GE Healthcare and A*Star – Agency for Science, Technology and Research – announced they are partnering to develop new digital technologies for the Asia-Pacific and U.S. healthcare markets.
With chronic disease on the rise, an aging population and a growing middle class, the Asia-Pacific healthcare market is expected to become the second largest in the world by 2020. Frost & Sullivan estimates the Asian healthcare industry will grow to $517 billion in US dollars this year.

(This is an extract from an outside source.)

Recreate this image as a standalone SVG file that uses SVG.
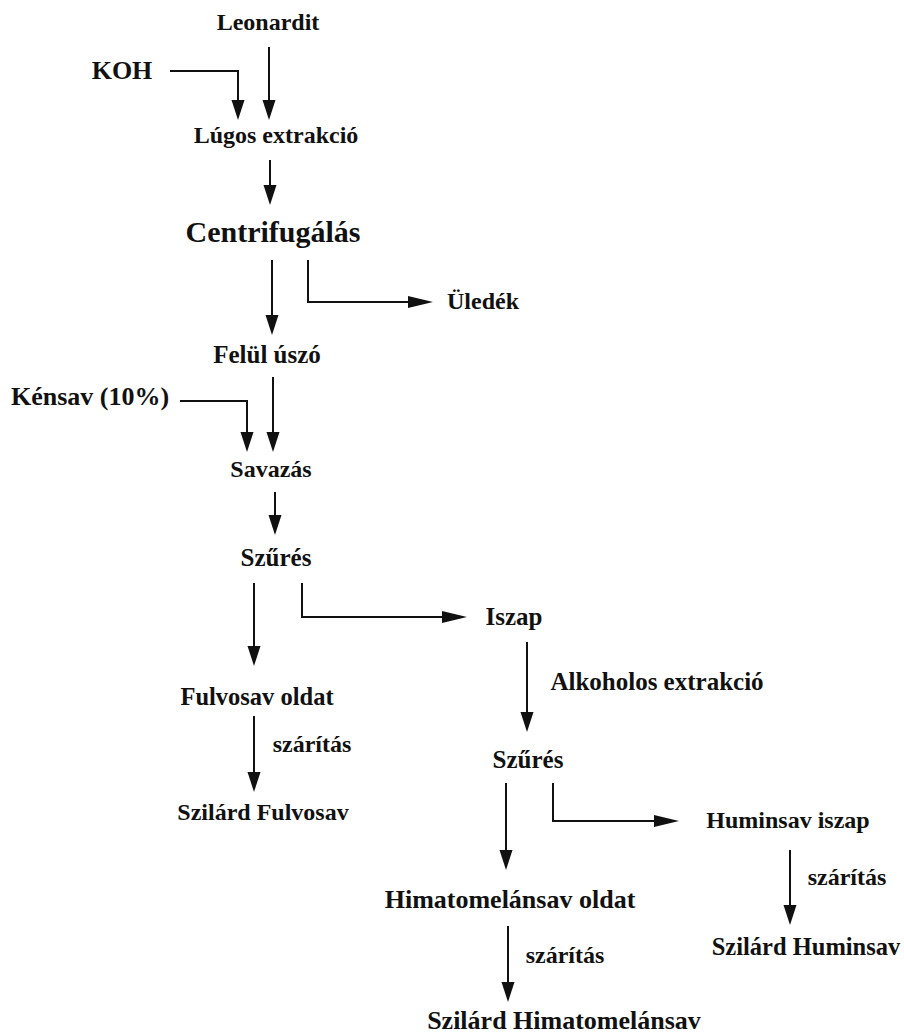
<svg xmlns="http://www.w3.org/2000/svg" width="904" height="1034" viewBox="0 0 904 1034">
<style>
text{font-family:"Liberation Serif","Times New Roman",serif;font-weight:bold;fill:#111;text-anchor:middle}
.c{fill:none;stroke:#111;stroke-width:2}
</style>
<defs>
<marker id="av" markerUnits="userSpaceOnUse" markerWidth="22" markerHeight="14" refX="16" refY="6.5" orient="auto"><path d="M0,0L20,6.5L0,13Z" fill="#111"/></marker>
<marker id="ah" markerUnits="userSpaceOnUse" markerWidth="27" markerHeight="14" refX="21" refY="6" orient="auto"><path d="M0,0L25,6L0,12Z" fill="#111"/></marker>
</defs>
<rect width="904" height="1034" fill="#fff"/>
<g id="n-leonardit"><text x="268" y="30" font-size="24">Leonardit</text></g>
<g id="n-koh"><text x="122" y="79" font-size="26">KOH</text></g>
<g id="n-lugos"><text x="276" y="143" font-size="24">Lúgos extrakció</text></g>
<g id="n-centri"><text x="273" y="242" font-size="30">Centrifugálás</text></g>
<g id="n-uledek"><text x="483" y="309" font-size="24">Üledék</text></g>
<g id="n-felul"><text x="267" y="363" font-size="25">Felül úszó</text></g>
<g id="n-kensav"><text x="90" y="405" font-size="26">Kénsav (10%)</text></g>
<g id="n-savazas"><text x="271" y="477" font-size="24">Savazás</text></g>
<g id="n-szures1"><text x="276" y="566" font-size="25">Szűrés</text></g>
<g id="n-iszap"><text x="514" y="625" font-size="25">Iszap</text></g>
<g id="n-alkoholos"><text x="657" y="690" font-size="25">Alkoholos extrakció</text></g>
<g id="n-fulvoldat"><text x="257" y="705" font-size="24.5">Fulvosav oldat</text></g>
<g id="n-szar1"><text x="312" y="752" font-size="24">szárítás</text></g>
<g id="n-szilfulv"><text x="263" y="820" font-size="24">Szilárd Fulvosav</text></g>
<g id="n-szures2"><text x="528" y="768" font-size="25">Szűrés</text></g>
<g id="n-huminiszap"><text x="788" y="828" font-size="24">Huminsav iszap</text></g>
<g id="n-szar3"><text x="847" y="885" font-size="24">szárítás</text></g>
<g id="n-szilhum"><text x="806" y="955" font-size="24.5">Szilárd Huminsav</text></g>
<g id="n-himoldat"><text x="510" y="908" font-size="26">Himatomelánsav oldat</text></g>
<g id="n-szar2"><text x="565" y="963" font-size="24">szárítás</text></g>
<g id="n-szilhim"><text x="564" y="1029" font-size="26">Szilárd Himatomelánsav</text></g>
<g id="connectors">
<path class="c" d="M170,71H238V116" marker-end="url(#av)"/>
<path class="c" d="M269,47V116" marker-end="url(#av)"/>
<path class="c" d="M270,160V201" marker-end="url(#av)"/>
<path class="c" d="M272,260V331" marker-end="url(#av)"/>
<path class="c" d="M308,260V302H429" marker-end="url(#ah)"/>
<path class="c" d="M180,401H247V448" marker-end="url(#av)"/>
<path class="c" d="M273,377V448" marker-end="url(#av)"/>
<path class="c" d="M275,492V531" marker-end="url(#av)"/>
<path class="c" d="M254,583V662" marker-end="url(#av)"/>
<path class="c" d="M302,583V617H463" marker-end="url(#ah)"/>
<path class="c" d="M527,642V728" marker-end="url(#av)"/>
<path class="c" d="M254,716V788" marker-end="url(#av)"/>
<path class="c" d="M506,783V866" marker-end="url(#av)"/>
<path class="c" d="M553,783V821H675" marker-end="url(#ah)"/>
<path class="c" d="M790,850V921" marker-end="url(#av)"/>
<path class="c" d="M508,926V998" marker-end="url(#av)"/>
</g>
</svg>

GE and A*Star said technology innovations are key to addressing the rising demand for healthcare in Singapore and Southeast Asia. As part of the collaboration, GE Healthcare and A*Star are developing digital solutions, including a diagnostic imaging system for Parkinson’s Disease and advanced capabilities for surgery motion tracking. GE Healthcare brings to the table expertise in medical and information technology. A*Star provides proficiency in data analytics and high-performance computing.
Also, working together, GE Healthcare and A*Star used high-performance computing to improve the PET scan procedure. It translates into quicker scans and shorter waiting times for patients, shaving about 15 minutes off the workflow, which would typically take almost 40 minutes to complete.
“After the new digital PET/CT scanner was installed at our flagship diagnostic center last year, we were able to increase our rate of scanning patients by 20 per cent.” Royston Lek, country managing director of Fullerton Health Singapore, said in a statement.
Other innovations improve image reconstruction algorithms in CT scans to reduce image distortion and provide higher quality scanned images. It includes a technology platform that supports decision-making for stroke treatment and more robust wireless communication technologies to improve remote patient monitoring.
Singapore is already sold on the value of healthcare technology. The island city-state is home to more than 60 multinational MedTech companies.
GE Healthcare and A*Star together have developed advancements in imaging diagnostics and patient monitoring, the result of a five-year joint research and development partnership that started in 2014.
“Leveraging both our strengths is helping to address the fast-growing healthcare needs of Southeast Asia and the world,” Michael Barber, president and CEO of Molecular Imaging and Computed Tomography at GE Healthcare said in a statement.
The role of healthcare consumers is changing dramatically in Asia-Pacific, noted Rhenu Bhuller, a partner at Frost & Sullivan, who addressed the Asia-Pacific Healthcare Outlook, 2018, event in Singapore during January of 2018.
“Digital technology enables access to information and care; hence consumers are able to choose where, how, and by whom they would like to be treated,” Bhuller added. “This is changing every business model in the region.”